With a little more time to reflect, though little time to sleep, here are five more thoughts on the Ravens' Super Bowl win over the San Francisco 49ers Sunday night:

The Ravens won, so everyone in Baltimore has a joke about the power outage today. ("Yeah, I went to New Orleans and blacked out? What's new?") It's certainly what many people will remember about the game, the fact that the lights went out for 34 minutes shortly after halftime. It did have a huge impact, halting the Ravens' momentum and giving the 49ers life – so much life that they almost came from 22 points down to win. If they had completed the comeback, I'm sure some people in Baltimore would have cried all-time conspiracy and gone to their graves believing someone somewhere wanted the Ravens to lose. But that's ridiculous. I think the 49ers quite possibly would have narrowed the big deficit anyway, even if the lights never flickered. They were too good on both sides of the ball just to roll over and succumb in a blowout. They were destined to make a run. That's how sports goes, especially the NFL. You throw your punches, you take some, and you hope you come out ahead. The Ravens did, which is all that matters.

Speaking of the blackout, I'm hearing it looked and sounded like a dangerous situation on CBS. One member of the Baltimore media received a text from a family member back home, asking if it was a terrorist incident. Let's set the record straight. The lights went out on one side of the dome. The other half remained almost fully lit. At no time did anything resembling all-out darkness descend. In fact, the dome was so well lit throughout the delay that the game probably could have continued if not for the fact that it wouldn't have looked good on TV. "I think the receivers could have seen the ball downfield just fine," Joe Flacco said. It was bizarre and annoying, but nothing more.

Even though the Ravens won, the 49ers went down swinging with that Pistol offense, scoring as many points as any loser in Super Bowl history. You can be sure the Pistol is only going to get more popular in the wake of that and also the success of the Washington Redskins and Seattle Seahawks this season. Meanwhile, the Ravens are about to lock up their classic, drop-back pocket passer to a lucrative long-term deal, guaranteeing they will not be indulging in this latest NFL trend. But that's fine that they're not going to be following what's trendy. The NFL is full of smart coaches who are going to spend the offseason studying films and coming up with new ways to combat the Pistol. It won't always go so well. I also have doubts about whether quarterbacks who run so much will be able to stay healthy. Robert Griffin III is already hurt. If I'm the Ravens, I'm more than fine going forward with my big-armed, durable guy who never misses a snap and drops back and throws the best deep ball in the league.
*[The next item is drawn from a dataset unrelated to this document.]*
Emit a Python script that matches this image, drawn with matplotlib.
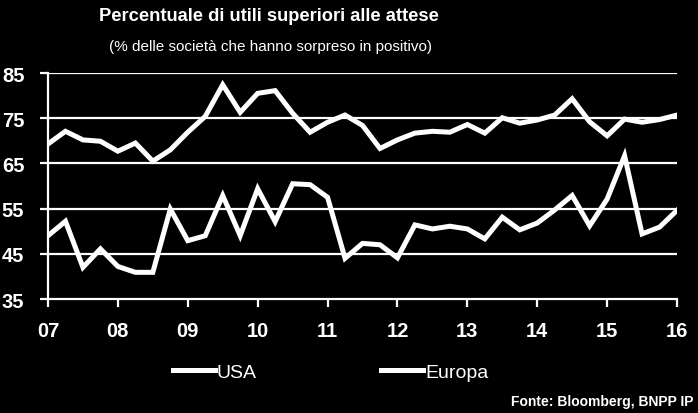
import numpy as np
import matplotlib
matplotlib.use("Agg")
import matplotlib.pyplot as plt

plt.rcParams['font.family'] = ['Liberation Sans Narrow', 'Liberation Sans', 'DejaVu Sans']

# Quarterly data, Q1 2007 .. Q1 2016
usa = [69.3, 72.1, 70.2, 69.9, 67.7, 69.5, 65.5, 68.0, 71.9, 75.4,
       82.4, 76.3, 80.5, 81.1, 76.1, 71.9, 74.1, 75.7, 73.4, 68.3,
       70.2, 71.7, 72.1, 71.9, 73.6, 71.7, 75.1, 73.9, 74.6, 75.7,
       79.3, 74.2, 71.1, 74.8, 74.1, 74.7, 75.7]
europa = [49.0, 52.2, 42.0, 46.1, 42.2, 40.9, 40.9, 54.9, 47.9, 49.0,
          57.9, 49.0, 59.4, 52.1, 60.5, 60.3, 57.5, 44.0, 47.3, 47.0,
          44.1, 51.4, 50.5, 51.1, 50.5, 48.3, 53.1, 50.3, 51.8, 54.7,
          57.9, 51.2, 57.1, 66.7, 49.4, 50.9, 54.6]
years = np.arange(2007, 2017)
year_labels = ["07", "08", "09", "10", "11", "12", "13", "14", "15", "16"]
x = 2007 + np.arange(len(usa)) / 4

fig = plt.figure(figsize=(6.98, 4.14), dpi=100, facecolor="black")
ax = fig.add_axes([48/698, 1 - 300/414, (677 - 48)/698, (300 - 74)/414])
ax.set_facecolor("black")

for v in [45, 55, 65, 75, 85]:
    ax.axhline(v, color="white", lw=1.6, zorder=1)

ax.plot(x, usa, color="white", lw=3.6, label="USA", zorder=3, solid_joinstyle="miter")
ax.plot(x, europa, color="white", lw=3.6, label="Europa", zorder=3, solid_joinstyle="miter")

ax.set_xlim(2007, 2016)
ax.set_ylim(35, 85)
ax.set_yticks([35, 45, 55, 65, 75, 85])
ax.set_xticks(years)
ax.set_xticklabels(year_labels)

for s in ["top", "right"]:
    ax.spines[s].set_visible(False)
for s in ["left", "bottom"]:
    ax.spines[s].set_color("white")
    ax.spines[s].set_linewidth(1.6)

ax.tick_params(axis="y", colors="white", length=6, width=1.6, pad=11,
               labelsize=14.5)
ax.tick_params(axis="x", colors="white", length=6, width=1.6, pad=10,
               labelsize=14.5)
for lbl in ax.get_xticklabels() + ax.get_yticklabels():
    lbl.set_fontweight("bold")

fig.text(0.386, 0.959, "Percentuale di utili superiori alle attese",
         color="white", fontsize=13.2, fontweight="bold", ha="center", va="center")
fig.text(0.387, 0.886, "(% delle società che hanno sorpreso in positivo)",
         color="white", fontsize=11, ha="center", va="center")

leg = fig.legend(loc="center left", bbox_to_anchor=(173/698, 1 - 373/414), ncol=2,
                 frameon=False, fontsize=14, handlelength=2.15, handletextpad=0.1,
                 columnspacing=6.4, labelcolor="white", borderpad=0,
                 borderaxespad=0)
for h in leg.get_lines():
    h.set_linewidth(3.6)

fig.text(0.993, 0.029, "Fonte: Bloomberg, BNPP IP", color="white", fontsize=10,
         fontweight="bold", ha="right", va="center")

fig.savefig("out.png", dpi=100, facecolor="black")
I don't know if Ray Lewis is absolutely, positively the most fearsome, bone-crushing linebacker in NFL history. He's certainly in the conversation with Dick Butkus, Jack Lambert and very few others. But I do know Lewis almost certainly is the last of the breed. There'll never be another one like him, partly because of what he achieved in his 17 years in Baltimore, but also because the position's job description has changed along with the game. It's more a passing game now. Linebackers have to drop back and cover as well as step up and crush the run. Every time the Ravens' offense faced a third down Sunday night, Lewis' so-called heir apparent, the 49ers' Patrick Willis, stepped out to cover tight end Dennis Pitta, Flacco's favorite target. That said it all about what the position demands now. Meanwhile, the 49ers tested Lewis' coverage abilities early and had enough success that the Ravens had to adjust and drop Paul Kruger into coverage more, taking that burden off Lewis. The reality is he is walking away just in time. But so it goes. He can still say he was a three-down player to the end, a two-time Super Bowl champion, and truly one of a kind, the last of the old-school linebacking lions.

I'm guessing that if you're on vacation a decade from now in San Francisco (sounds like a plan, let's go) and the subject of Sunday's game comes up, the first thing you're going to hear is something to the effect of "Your guy should have been called for defensive holding on that last play." Whatever. You know how it goes. The varying reactions to such controversial plays is always all in the area code. But did you hear what Torrey Smith said about the play? "I got grabbed and held all night and almost nothing got called. That's how it went. They just let us play. And that's what they did to the end," he said. That's a pretty crucial perspective there. And I have no problem with it. In fact, I'd prefer to see a lot fewer flags in general in the NFL and a lot more of letting the players decide the games rather than the refs and the inches-thick rulebook. I thought the Super Bowl was very well officiated. The crew took a minimalist approach and never bogged the game down, never became the story. I not only applaud them but shout "More! More!"